Lets see the 20 teams with the lowest rating

worst_20 <- tail(club,20)
worst_20 %>% 
  ggplot( aes(x=club_team, y=spi) ) +
  geom_bar(stat="identity", fill="#69b3a2") +
  coord_flip() +
  theme_ipsum() +
  theme(
    panel.grid.minor.y = element_blank(),
    panel.grid.major.y = element_blank(),
    legend.position="none"
  ) + 
  xlab("Top 20 Teams Playing Poorly") +   ggtitle("Lowest Rated Soccer Club")+
  ylab("Soccer Power Index(Best Team for 2022-2023 season)") 

During the 2022-2023 season, a lot team improved their goal per game ratio and reduced conceding goals.SPI data set has the overall estimate for All top Soccer Clubs in the world. Lets explore the relationships between the variables.

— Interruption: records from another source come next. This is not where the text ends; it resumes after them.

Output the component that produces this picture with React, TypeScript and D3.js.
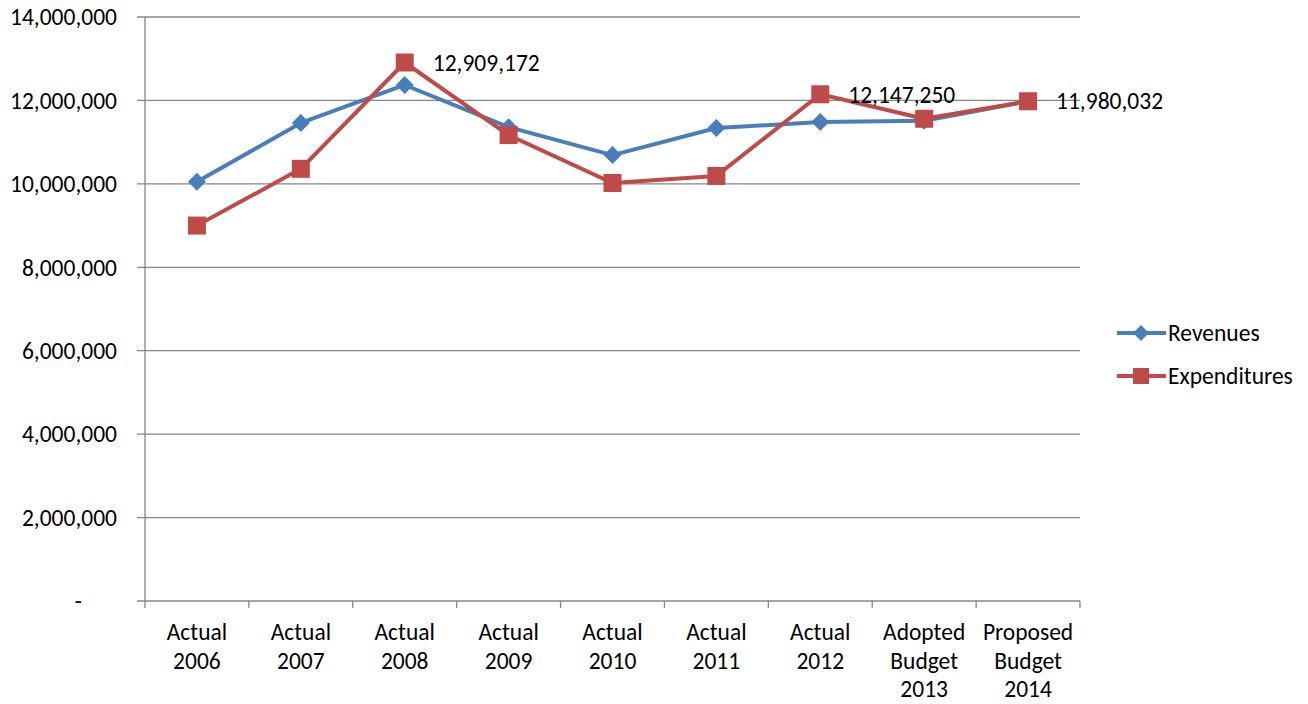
import React from "react";
import * as d3 from "d3";

const categories: string[][] = [
  ["Actual", "2006"],
  ["Actual", "2007"],
  ["Actual", "2008"],
  ["Actual", "2009"],
  ["Actual", "2010"],
  ["Actual", "2011"],
  ["Actual", "2012"],
  ["Adopted", "Budget", "2013"],
  ["Proposed", "Budget", "2014"],
];

const revenues: number[] = [
  10050000, 11460000, 12370000, 11360000, 10690000, 11340000, 11480000, 11510000, 11980032,
];

const expenditures: number[] = [
  9000000, 10360000, 12909172, 11170000, 10020000, 10190000, 12147250, 11560000, 11980032,
];

// indices of expenditure points that carry a value label
const labelledPoints: number[] = [2, 6, 8];

const yTicks: number[] = [0, 2000000, 4000000, 6000000, 8000000, 10000000, 12000000, 14000000];

const BLUE = "#4A7EBB";
const RED = "#BE4B48";
const GRID = "#868686";
const FONT = "Carlito, Calibri, Lato, 'Open Sans', sans-serif";
const FS = 23.5;

const W = 1308;
const H = 704;
const left = 145;
const right = 1080;
const top = 17;
const bottom = 601;

export default function App() {
  const x = d3
    .scaleBand<number>()
    .domain(categories.map((_, i) => i))
    .range([left, right])
    .padding(0);
  const y = d3.scaleLinear().domain([0, 14000000]).range([bottom, top]);
  const fmt = d3.format(",");
  const cx = (i: number) => (x(i) as number) + x.bandwidth() / 2;

  const line = d3
    .line<number>()
    .x((_, i) => cx(i))
    .y((d) => y(d));

  const diamond = (px: number, py: number, r: number) =>
    `M${px},${py - r}L${px + r},${py}L${px},${py + r}L${px - r},${py}Z`;

  return (
    <svg
      width={W}
      height={H}
      style={{ position: "absolute", left: 0, top: 0, background: "#fff" }}
      fontFamily={FONT}
    >
      {/* gridlines and y ticks */}
      {yTicks.map((t) => (
        <g key={t}>
          <line x1={left - 8} x2={right} y1={y(t)} y2={y(t)} stroke={GRID} strokeWidth={1.3} />
          <text
            x={t === 0 ? 82 : 117}
            y={y(t)}
            dy="0.35em"
            textAnchor="end"
            fontSize={FS}
            fill="#000"
          >
            {t === 0 ? "-" : fmt(t)}
          </text>
        </g>
      ))}
      {/* y axis */}
      <line x1={left} x2={left} y1={top} y2={bottom} stroke={GRID} strokeWidth={1.3} />
      {/* x ticks */}
      {d3.range(categories.length + 1).map((i) => {
        const px = i < categories.length ? (x(i) as number) : right;
        return (
          <line key={i} x1={px} x2={px} y1={bottom} y2={bottom + 7} stroke={GRID} strokeWidth={1.3} />
        );
      })}
      {/* x labels */}
      {categories.map((lines, i) => (
        <text key={i} x={cx(i)} textAnchor="middle" fontSize={FS} fill="#000">
          {lines.map((s, j) => (
            <tspan key={j} x={cx(i)} y={640 + j * 28.5}>
              {s}
            </tspan>
          ))}
        </text>
      ))}
      {/* series lines */}
      <path d={line(revenues) || ""} fill="none" stroke={BLUE} strokeWidth={4} strokeLinejoin="round" />
      {revenues.map((v, i) => (
        <path key={i} d={diamond(cx(i), y(v), 9)} fill={BLUE} />
      ))}
      <path d={line(expenditures) || ""} fill="none" stroke={RED} strokeWidth={4} strokeLinejoin="round" />
      {expenditures.map((v, i) => (
        <rect key={i} x={cx(i) - 9} y={y(v) - 9} width={18} height={18} fill={RED} />
      ))}
      {/* value labels */}
      {labelledPoints.map((i) => (
        <text key={i} x={cx(i) + 28} y={y(expenditures[i])} dy="0.35em" fontSize={FS} fill="#000">
          {fmt(expenditures[i])}
        </text>
      ))}
      {/* legend */}
      <g>
        <line x1={1117} x2={1166} y1={333} y2={333} stroke={BLUE} strokeWidth={4} />
        <path d={diamond(1141, 333, 8)} fill={BLUE} />
        <text x={1168} y={333} dy="0.35em" fontSize={FS} fill="#000">
          Revenues
        </text>
        <line x1={1117} x2={1166} y1={376} y2={376} stroke={RED} strokeWidth={4} />
        <rect x={1133} y={368} width={16} height={16} fill={RED} />
        <text x={1168} y={376} dy="0.35em" fontSize={FS} fill="#000">
          Expenditures
        </text>
      </g>
    </svg>
  );
}
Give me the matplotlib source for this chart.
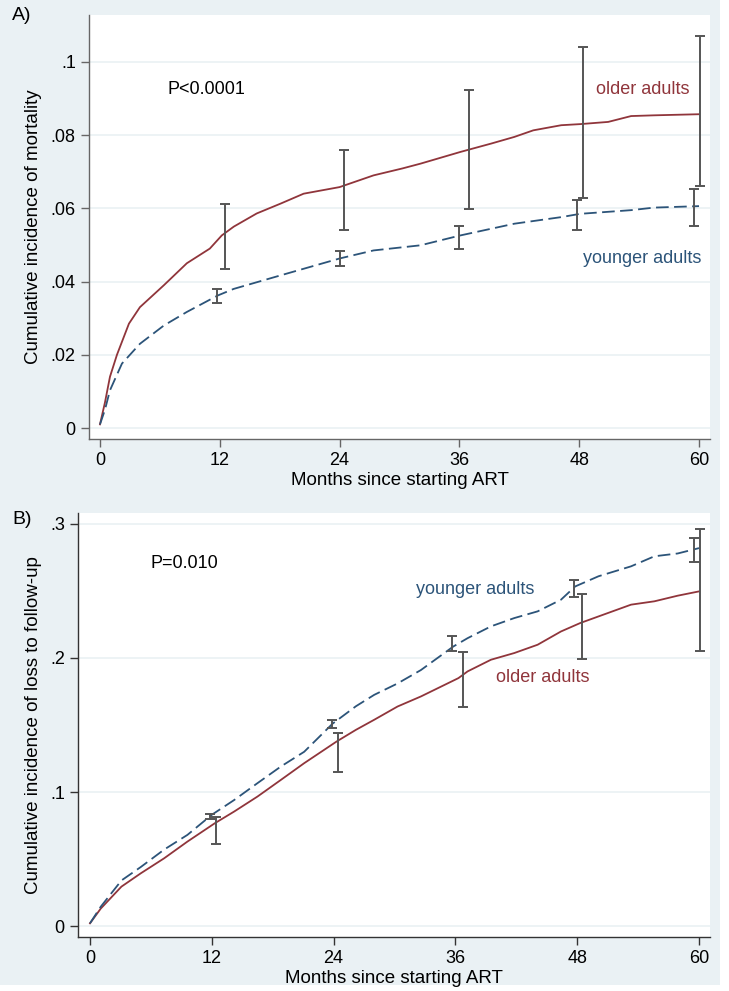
import matplotlib.pyplot as plt
from matplotlib.patches import Rectangle

plt.rcParams['font.family'] = ['Liberation Sans', 'DejaVu Sans']

BG = '#eaf1f4'
RED = '#90353b'
BLUE = '#2c5479'
BAR = '#555555'

# panel A: cumulative incidence of mortality
a_old_x = [0, 0.5, 1, 1.7, 2.9, 4, 6.4, 8.7, 11, 12.2, 13.4, 15.7, 18.1, 20.4, 24, 27.4, 30.3,
           32.1, 36.1, 39.2, 41.5, 43.4, 46.2, 48.1, 50.9, 53.2, 55.5, 60]
a_old_y = [0.001, 0.007, 0.014, 0.020, 0.0285, 0.033, 0.039, 0.045, 0.049, 0.0526, 0.055, 0.0586,
           0.0613, 0.064, 0.0658, 0.069, 0.0709, 0.0722, 0.0754, 0.0777, 0.0795, 0.0813,
           0.0827, 0.083, 0.0836, 0.0852, 0.0854, 0.0857]
a_young_x = [0, 0.5, 1, 2.2, 4, 6.4, 8.7, 11.8, 13.4, 18.1, 24, 27.4, 32.1, 36.1, 41.5, 46.2,
             48.1, 53.2, 55.5, 60]
a_young_y = [0.001, 0.005, 0.0103, 0.0176, 0.023, 0.028, 0.0317, 0.0362, 0.038, 0.0417, 0.0463,
             0.0485, 0.0499, 0.0526, 0.0558, 0.0576, 0.0585, 0.0595, 0.0602, 0.0606]
a_old_ci_x = [12.5, 24.4, 37.0, 48.4, 60.1]
a_old_ci_lo = [0.0433, 0.0542, 0.0599, 0.0629, 0.0661]
a_old_ci_hi = [0.0613, 0.0759, 0.0923, 0.1041, 0.1071]
a_young_ci_x = [11.7, 24.0, 36.0, 47.8, 59.5]
a_young_ci_lo = [0.0342, 0.0442, 0.049, 0.0542, 0.0551]
a_young_ci_hi = [0.0381, 0.0483, 0.0551, 0.0622, 0.0652]

# panel B: cumulative incidence of loss to follow-up
b_young_x = [0, 1.06, 3.1, 5, 7.3, 9.6, 12, 14.2, 16.5, 18.8, 21.1, 23.9, 26.2, 28, 30.3,
             32.6, 35.8, 37.2, 39.5, 41.8, 44.1, 46.4, 47.8, 50.1, 53.3, 55.6, 57.9, 60]
b_young_y = [0.002, 0.0144, 0.034, 0.044, 0.057, 0.068, 0.083, 0.094, 0.1066, 0.119, 0.130,
             0.151, 0.164, 0.1725, 0.181, 0.191, 0.2086, 0.2148, 0.2236, 0.2298, 0.2348,
             0.2435, 0.2534, 0.261, 0.2684, 0.2759, 0.278, 0.282]
b_old_x = [0, 1.06, 3.1, 5, 7.3, 9.6, 12.3, 14.2, 16.5, 18.8, 21.1, 24.3, 26.2, 28, 30.3,
           32.6, 36.3, 37.2, 39.5, 41.8, 44.1, 46.4, 48.3, 51, 53.3, 55.6, 57.9, 60]
b_old_y = [0.002, 0.013, 0.0294, 0.0393, 0.0505, 0.063, 0.0767, 0.0854, 0.0966, 0.109,
           0.1215, 0.1377, 0.1464, 0.1539, 0.1638, 0.1713, 0.185, 0.19, 0.1987, 0.2037,
           0.2099, 0.2198, 0.2261, 0.2335, 0.2398, 0.2423, 0.2465, 0.2497]
b_young_ci_x = [11.8, 23.85, 35.7, 47.7, 59.5]
b_young_ci_lo = [0.0797, 0.1474, 0.2049, 0.2455, 0.2716]
b_young_ci_hi = [0.0834, 0.1539, 0.2161, 0.258, 0.2896]
b_old_ci_x = [12.4, 24.4, 36.7, 48.5, 60.1]
b_old_ci_lo = [0.0612, 0.1153, 0.1633, 0.1992, 0.2054]
b_old_ci_hi = [0.0812, 0.1439, 0.2042, 0.2477, 0.2963]

x_ticks = [0, 12, 24, 36, 48, 60]
a_yticks = [0, 0.02, 0.04, 0.06, 0.08, 0.1]
a_ylabels = ['0', '.02', '.04', '.06', '.08', '.1']
b_yticks = [0, 0.1, 0.2, 0.3]
b_ylabels = ['0', '.1', '.2', '.3']

fig = plt.figure(figsize=(7.29, 9.91), dpi=100, facecolor='white')
fig.patches.append(Rectangle((0, 6 / 991), 720 / 729, 1 - 6 / 991, transform=fig.transFigure,
                             facecolor=BG, edgecolor='none', zorder=-10))

axA = fig.add_axes([89 / 729, (991 - 439) / 991, 621 / 729, 424 / 991])
axB = fig.add_axes([78 / 729, (991 - 937) / 991, 632 / 729, 424 / 991])


def draw(ax, old, young, old_ci, young_ci, yticks, ylabels, ylim, xlim, ylabel, spine_col):
    ax.set_facecolor('white')
    for y in yticks:
        ax.axhline(y, color=BG, lw=1.2, zorder=0)
    ax.plot(old[0], old[1], color=RED, lw=1.3, zorder=3)
    ax.plot(young[0], young[1], color=BLUE, lw=1.3, dashes=(7, 3), zorder=3)
    for cx, lo, hi in [old_ci, young_ci]:
        ax.errorbar(cx, [(a + b) / 2 for a, b in zip(lo, hi)],
                    yerr=[[(b - a) / 2 for a, b in zip(lo, hi)]] * 2,
                    fmt='none', ecolor=BAR, elinewidth=1.4, capsize=3.5, capthick=1.4, zorder=4)
    ax.set_xlim(*xlim)
    ax.set_ylim(*ylim)
    ax.set_xticks(x_ticks)
    ax.set_yticks(yticks)
    ax.set_yticklabels(ylabels)
    for s in ['top', 'right']:
        ax.spines[s].set_visible(False)
    for s in ['left', 'bottom']:
        ax.spines[s].set_color(spine_col)
        ax.spines[s].set_linewidth(1.0)
    ax.tick_params(colors=spine_col, labelcolor='black', labelsize=13, length=6, width=1.0)
    ax.set_xlabel('Months since starting ART', fontsize=13.5, labelpad=2)
    ax.set_ylabel(ylabel, fontsize=13.5, labelpad=6)


draw(axA, (a_old_x, a_old_y), (a_young_x, a_young_y),
     (a_old_ci_x, a_old_ci_lo, a_old_ci_hi), (a_young_ci_x, a_young_ci_lo, a_young_ci_hi),
     a_yticks, a_ylabels, (-0.003, 0.1128), (-1.1, 61.1), 'Cumulative incidence of mortality', '#666666')
draw(axB, (b_old_x, b_old_y), (b_young_x, b_young_y),
     (b_old_ci_x, b_old_ci_lo, b_old_ci_hi), (b_young_ci_x, b_young_ci_lo, b_young_ci_hi),
     b_yticks, b_ylabels, (-0.0082, 0.3082), (-1.18, 61.08), 'Cumulative incidence of loss to follow-up', '#333333')

axA.text(6.8, 0.0924, 'P<0.0001', fontsize=13, va='center')
axA.text(49.7, 0.0924, 'older adults', fontsize=13, va='center', color=RED)
axA.text(60.2, 0.0463, 'younger adults', fontsize=13, va='center', ha='right', color=BLUE)
axB.text(6.0, 0.2704, 'P=0.010', fontsize=13, va='center')
axB.text(32.1, 0.251, 'younger adults', fontsize=13, va='center', color=BLUE)
axB.text(40.0, 0.1857, 'older adults', fontsize=13, va='center', color=RED)

fig.text(12 / 729, 1 - 15 / 991, 'A)', fontsize=14, va='center')
fig.text(12 / 729, 1 - 520 / 991, 'B)', fontsize=14, va='center')

fig.savefig('out.png', dpi=100, facecolor='white')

# best offensive teams and defensive teams
off <- 
  club %>% arrange(desc(offensive_rate)) %>% head(10) %>% select(club_team, offensive_rate)
  
# Top 10 Offensive Team  
gt(off) %>% 
  tab_header(
    title = "Best Offensive Team for the 2022-2023 Season",
    subtitle = "Highest scoring Team for 2022-2023 Season "
  ) 
Best Offensive Team for the 2022-2023 Season
Highest scoring Team for 2022-2023 Season
club_team offensive_rate
Bayern Munich 3.04
Borussia Dortmund 2.83
Manchester City 2.79
Ajax 2.66
Liverpool 2.63
Paris Saint-Germain 2.62
Real Madrid 2.56
Arsenal 2.53
Celtic 2.53
Brighton and Hove Albion 2.47
# Best Defense in Europe
deff <- 
  club %>% arrange(defensive_rate) %>% head(10) %>% select(club_team, defensive_rate)

  
# Top 10 Defensive Team  
gt(deff) %>% 
  tab_header(
    title = "Best Defensive Team for the 2022-2023 Season",
    subtitle = "Highest scoring Team for 2022-2023 Season "
  ) 
Best Defensive Team for the 2022-2023 Season
Highest scoring Team for 2022-2023 Season
club_team defensive_rate
Manchester City 0.28
Barcelona 0.43
Napoli 0.51
Aston Villa 0.51
Real Sociedad 0.52
Newcastle 0.53
Athletic Bilbao 0.59
Real Madrid 0.60
Arsenal 0.61
Crystal Palace 0.62

Lets look at the relationship between these variables.

library(psych)
## 
## Attaching package: 'psych'
## The following objects are masked from 'package:ggplot2':
## 
##     %+%, alpha
# creating only numerical variables
corr <- club %>% select(rank,offensive_rate,defensive_rate,spi) 
corPlot(corr[,1:4], main = "Correlation of Team Statistic")

corres <- cor(corr)
corres <- round(corres, 2)
# Transform the correlation table to data frame before using gt pckg
gt(data.frame(round(corres,2))) %>% 
  tab_header(
    title = "Correlation Of All the Features for the 2022-2023 Season",
    subtitle = " Relationship of All Soccer Statistics"
  )  
Correlation Of All the Features for the 2022-2023 Season
Relationship of All Soccer Statistics
rank offensive_rate defensive_rate spi
1.00 -0.94 0.90 -0.99
-0.94 1.00 -0.77 0.96
0.90 -0.77 1.00 -0.91
-0.99 0.96 -0.91 1.00

Conclusion:

What we learn from the data is that a team cannot win a tournament without a good defense and defensive rate is highly correlated with the ranking number 1. Manchester City conceived few goals than any other teams in Europe. They have won UEFA Champion League, Premier League, FA Cup, Community Shield and EUFA Super Cup. Soccer Power Index represents the team’s overall strength over 100. SPI is a mixture of both defensive and offensive ratings. The team with the highest SPI would occupy the rank 1 as best team in the world.